How have you developed creatively since then?
I leave out the stick figures. I continued journaling and writing through high school and college. Somewhere in there, I became less consistent, maybe thinking it was a now-and-then hobby but not thinking writing was serious. I went into high school teaching and for several years was just busy and burned out. It was during that burn out time (and I left teaching for a few years) that I began writing again. I started with nonfiction, travel stories, then began – in fits and starts – the Brigid stories.
In what ways has academia shaped your writing?
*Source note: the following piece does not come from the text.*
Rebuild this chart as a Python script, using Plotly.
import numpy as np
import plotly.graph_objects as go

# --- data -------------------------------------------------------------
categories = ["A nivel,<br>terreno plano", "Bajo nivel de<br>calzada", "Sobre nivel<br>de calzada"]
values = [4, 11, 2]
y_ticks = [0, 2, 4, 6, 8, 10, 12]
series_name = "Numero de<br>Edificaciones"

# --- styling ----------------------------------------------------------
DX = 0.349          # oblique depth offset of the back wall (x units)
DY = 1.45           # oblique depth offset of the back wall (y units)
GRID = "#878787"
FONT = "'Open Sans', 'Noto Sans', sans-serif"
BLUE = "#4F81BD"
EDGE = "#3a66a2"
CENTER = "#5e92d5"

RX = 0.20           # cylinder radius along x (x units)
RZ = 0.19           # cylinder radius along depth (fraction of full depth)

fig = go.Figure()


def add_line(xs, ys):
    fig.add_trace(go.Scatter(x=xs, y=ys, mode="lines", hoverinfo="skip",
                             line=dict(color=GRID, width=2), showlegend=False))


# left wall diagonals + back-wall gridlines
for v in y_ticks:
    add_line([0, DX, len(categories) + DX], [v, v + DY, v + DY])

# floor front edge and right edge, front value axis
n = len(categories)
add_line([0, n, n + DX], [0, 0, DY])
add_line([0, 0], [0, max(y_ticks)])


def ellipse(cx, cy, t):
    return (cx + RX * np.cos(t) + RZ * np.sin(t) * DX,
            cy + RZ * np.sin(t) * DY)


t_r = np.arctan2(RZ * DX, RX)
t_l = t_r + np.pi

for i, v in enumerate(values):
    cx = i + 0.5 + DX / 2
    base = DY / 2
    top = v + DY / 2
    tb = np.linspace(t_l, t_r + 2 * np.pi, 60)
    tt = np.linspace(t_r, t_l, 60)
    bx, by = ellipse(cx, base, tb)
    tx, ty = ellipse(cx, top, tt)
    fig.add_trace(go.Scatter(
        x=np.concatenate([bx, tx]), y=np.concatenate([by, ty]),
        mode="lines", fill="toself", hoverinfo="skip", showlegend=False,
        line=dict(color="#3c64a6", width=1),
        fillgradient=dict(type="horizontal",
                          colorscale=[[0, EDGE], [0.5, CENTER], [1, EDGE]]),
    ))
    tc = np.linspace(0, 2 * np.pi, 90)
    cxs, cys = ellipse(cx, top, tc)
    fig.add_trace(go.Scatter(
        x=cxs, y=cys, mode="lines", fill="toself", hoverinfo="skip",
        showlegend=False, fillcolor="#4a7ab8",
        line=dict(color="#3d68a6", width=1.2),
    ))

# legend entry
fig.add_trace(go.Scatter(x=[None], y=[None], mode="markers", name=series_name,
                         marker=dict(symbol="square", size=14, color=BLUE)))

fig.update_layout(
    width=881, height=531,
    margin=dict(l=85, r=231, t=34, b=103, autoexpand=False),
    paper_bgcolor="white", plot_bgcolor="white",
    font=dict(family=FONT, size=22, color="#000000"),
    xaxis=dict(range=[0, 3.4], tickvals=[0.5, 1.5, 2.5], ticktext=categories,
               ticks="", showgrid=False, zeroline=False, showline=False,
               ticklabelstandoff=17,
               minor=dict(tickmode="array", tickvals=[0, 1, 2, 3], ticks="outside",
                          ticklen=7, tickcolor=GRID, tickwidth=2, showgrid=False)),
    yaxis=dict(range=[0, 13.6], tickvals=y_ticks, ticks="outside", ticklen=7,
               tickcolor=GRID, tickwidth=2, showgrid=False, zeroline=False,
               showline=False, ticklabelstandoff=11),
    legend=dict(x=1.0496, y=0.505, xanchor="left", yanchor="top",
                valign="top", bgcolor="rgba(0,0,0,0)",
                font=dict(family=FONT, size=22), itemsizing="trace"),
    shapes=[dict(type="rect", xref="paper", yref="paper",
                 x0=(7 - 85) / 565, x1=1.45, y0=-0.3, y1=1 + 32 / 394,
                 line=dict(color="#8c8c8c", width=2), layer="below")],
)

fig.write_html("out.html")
I teach high school English (formerly History teacher and school librarian) and I currently teach Dual Enrollment composition and literature courses. I feel that my professional life is separate from my writing life. I talk about writing with students – their writing, what can they do to expand or improve, what stories can they create.
I think of academia as my non-creative writing classes. My Sociology undergrad and Education M.Ed. shaped my professional writing. My MFA program was a godsend. I loved it. The instructors and fellow students at Queens pushed me to write better and to push myself in new directions – new ideas, points of view, structures.
What was the first piece of writing you did that you remember being happy with?
I think it was some of those first travel articles (now, I am not happy and could go through them with a mean red pen. But then, it was the first time in a long time I had gotten into the zone. I was awake, writing, at three a.m. and realized how completely happy I was doing it.
How do your friends and family respond to your writing?
My family enjoys the novels. I’m not sure if they’ve spent a lot of time looking at the various lit journals. My friends, many of whom are artists and writers, are very supportive. I have a few friends who are my first readers, and vice versa. My boyfriend is also a writer and we both understand the need to be alone, to go separate rooms and write.
Are you reading anything right now?
Atonement by Ian McEwan — for work. AP Lit. It’s a gorgeous, character-based story. The movie, while good, doesn’t do the book justice.
Are you writing anything right now?
I’m finishing edits on the third Brigid novel, entitled Church of the Oak. Then back to a literary historical manuscript based on my great-grandmother’s dealings with divorce, murder, and moonshine.